**Task directions**
Retype, please, the listing from its opening line through the line that contains "(dm.south) -- (dmEnd);", both included, without the pictures.
# # # # #
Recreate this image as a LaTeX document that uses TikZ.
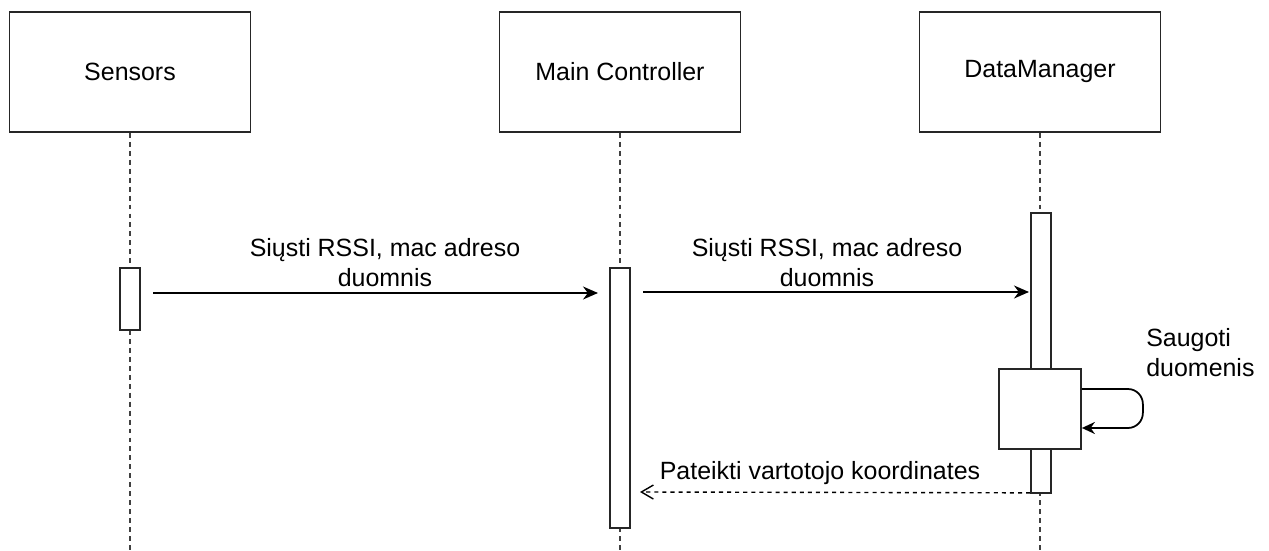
\documentclass[tikz,border=0pt]{standalone}
\usepackage{fontspec}
\setmainfont{Liberation Sans}
\usetikzlibrary{arrows.meta, positioning}

\begin{document}
\begin{tikzpicture}[
    x=0.02cm, y=-0.02cm,
    actor/.style={
        rectangle,
        draw=black!85,
        line width=1pt,
        minimum width=4.82cm,
        minimum height=2.4cm,
        font=\fontsize{14.2}{17.1}\selectfont
    },
    lifeline/.style={draw=black!75, line width=1pt, dash pattern=on 2.8pt off 2.3pt},
    activation/.style={
        rectangle,
        draw=black!85,
        fill=white,
        line width=1pt,
        minimum width=0.4cm,
        inner sep=0pt
    },
    msg/.style={-{Stealth[length=3mm, width=2.6mm]}, line width=1pt},
    reply/.style={-{Straight Barb[length=2.4mm, width=2.8mm]}, line width=0.8pt, dash pattern=on 2.3pt off 2.3pt},
    lbl/.style={align=center, inner sep=0pt, font=\fontsize{14.2}{17.1}\selectfont}
]

\useasboundingbox (0,0) rectangle (1269,551);

\node[actor] (sensors) at (130,72) {Sensors};
\node[actor] (ctrl) at (620,72) {Main Controller};
\node[actor] (dm) at (1040,72) {DataManager};

\coordinate (sensorsEnd) at (130,551);
\coordinate (ctrlEnd) at (620,551);
\coordinate (dmEnd) at (1040,551);
\draw[lifeline] (sensors.south) -- (sensorsEnd);
\draw[lifeline] (ctrl.south) -- (ctrlEnd);
\draw[lifeline] (dm.south) -- (dmEnd);

\node[activation, minimum height=1.24cm] (sensorsAct) at (130,299) {};
\node[activation, minimum height=5.2cm] (ctrlAct) at (620,398) {};
\node[activation, minimum height=5.6cm] (dmAct) at (1041,353) {};
\node[activation, minimum width=1.64cm, minimum height=1.6cm] (store) at (1040,409) {};

\coordinate (sendFrom) at (153,293);
\coordinate (sendTo) at (598,293);
\draw[msg] (sendFrom) -- (sendTo);
\node[lbl, anchor=south] (sendLbl) at (385,287) {Siųsti RSSI, mac adreso\\duomnis};

\coordinate (fwdFrom) at (643,292);
\coordinate (fwdTo) at (1029,292);
\draw[msg] (fwdFrom) -- (fwdTo);
\node[lbl, anchor=south] (fwdLbl) at (827,287) {Siųsti RSSI, mac adreso\\duomnis};

\draw[msg, -{Stealth[length=2.6mm, width=2.4mm]}, rounded corners=0.3cm]
    ([yshift=0.4cm]store.east) -- ++(61,0) -- ++(0,39) -- ([yshift=-0.38cm]store.east);
\node[lbl, align=left, anchor=south west] (storeLbl) at (1146,377) {Saugoti\\duomenis};

\coordinate (replyTo) at (640,492);
\draw[reply] ([yshift=0.02cm]dmAct.south west) -- (replyTo);
\node[lbl, anchor=base] (replyLbl) at (820,479) {Pateikti vartotojo koordinates};

\end{tikzpicture}
\end{document}
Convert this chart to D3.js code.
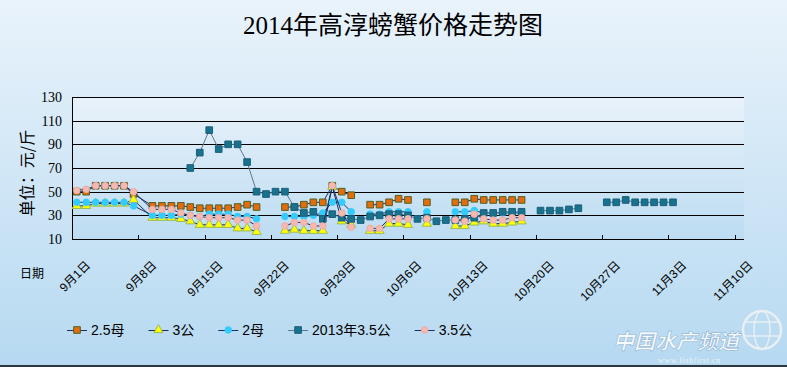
# # # # #
**Output of the task**
Recreate this image as a LaTeX document that uses TikZ.
\documentclass[tikz,border=0pt]{standalone}
\usepackage{fontspec}
\setmainfont{Liberation Sans}
\usetikzlibrary{arrows.meta, positioning}

\begin{document}
\begin{tikzpicture}[
    x=0.02cm, y=-0.02cm,
    actor/.style={
        rectangle,
        draw=black!85,
        line width=1pt,
        minimum width=4.82cm,
        minimum height=2.4cm,
        font=\fontsize{14.2}{17.1}\selectfont
    },
    lifeline/.style={draw=black!75, line width=1pt, dash pattern=on 2.8pt off 2.3pt},
    activation/.style={
        rectangle,
        draw=black!85,
        fill=white,
        line width=1pt,
        minimum width=0.4cm,
        inner sep=0pt
    },
    msg/.style={-{Stealth[length=3mm, width=2.6mm]}, line width=1pt},
    reply/.style={-{Straight Barb[length=2.4mm, width=2.8mm]}, line width=0.8pt, dash pattern=on 2.3pt off 2.3pt},
    lbl/.style={align=center, inner sep=0pt, font=\fontsize{14.2}{17.1}\selectfont}
]

\useasboundingbox (0,0) rectangle (1269,551);

\node[actor] (sensors) at (130,72) {Sensors};
\node[actor] (ctrl) at (620,72) {Main Controller};
\node[actor] (dm) at (1040,72) {DataManager};

\coordinate (sensorsEnd) at (130,551);
\coordinate (ctrlEnd) at (620,551);
\coordinate (dmEnd) at (1040,551);
\draw[lifeline] (sensors.south) -- (sensorsEnd);
\draw[lifeline] (ctrl.south) -- (ctrlEnd);
\draw[lifeline] (dm.south) -- (dmEnd);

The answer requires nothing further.